For sociologists, the processes of academic capitalism entail a fundamental contradiction. Academic capitalism requires sociologists, lest their careers flounder, to define their careers narrowly and instrumentally in terms of a competition for metrics – grant money, journal impact factors, citation frequencies, mentions on Twitter, etc. -, in competition with other sociologists. However, sociology is predicated upon the critical engagement with the social world through the sociological imagination, including neo-colonial inequalities in academia. Academic capitalism is inimical to such critical engagement, and it mandates a certain conformism and depoliticised acceptance of the (metrics-driven) status quo [1]. In the context of our argument, this means specifically the curtailment of sociology’s critical edge, as it might be brought to bear on neo-colonial structures and practices in higher education.
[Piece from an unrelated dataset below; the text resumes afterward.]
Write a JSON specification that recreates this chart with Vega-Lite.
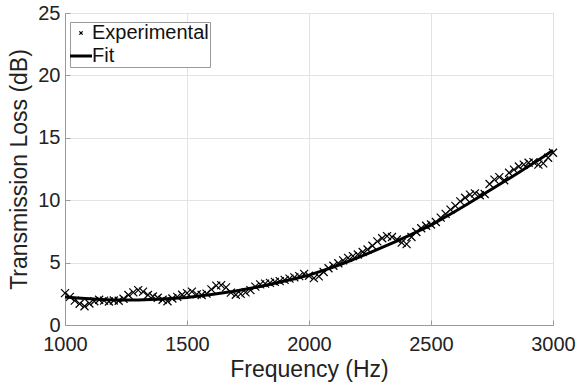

In this sense, the decolonisation debate is an arena in which the struggle over sociology’s identity as a publicly relevant and politically committed discipline is being played out.

Note:

[1] It is therefore no coincidence that, for a time, academic capitalism was debated in the USA as a “conservative backlash” against critical and progressive currents in the humanities and social sciences, involving both structural changes such as the curtailment of tenure and fierce criticism of progressive public intellectuals.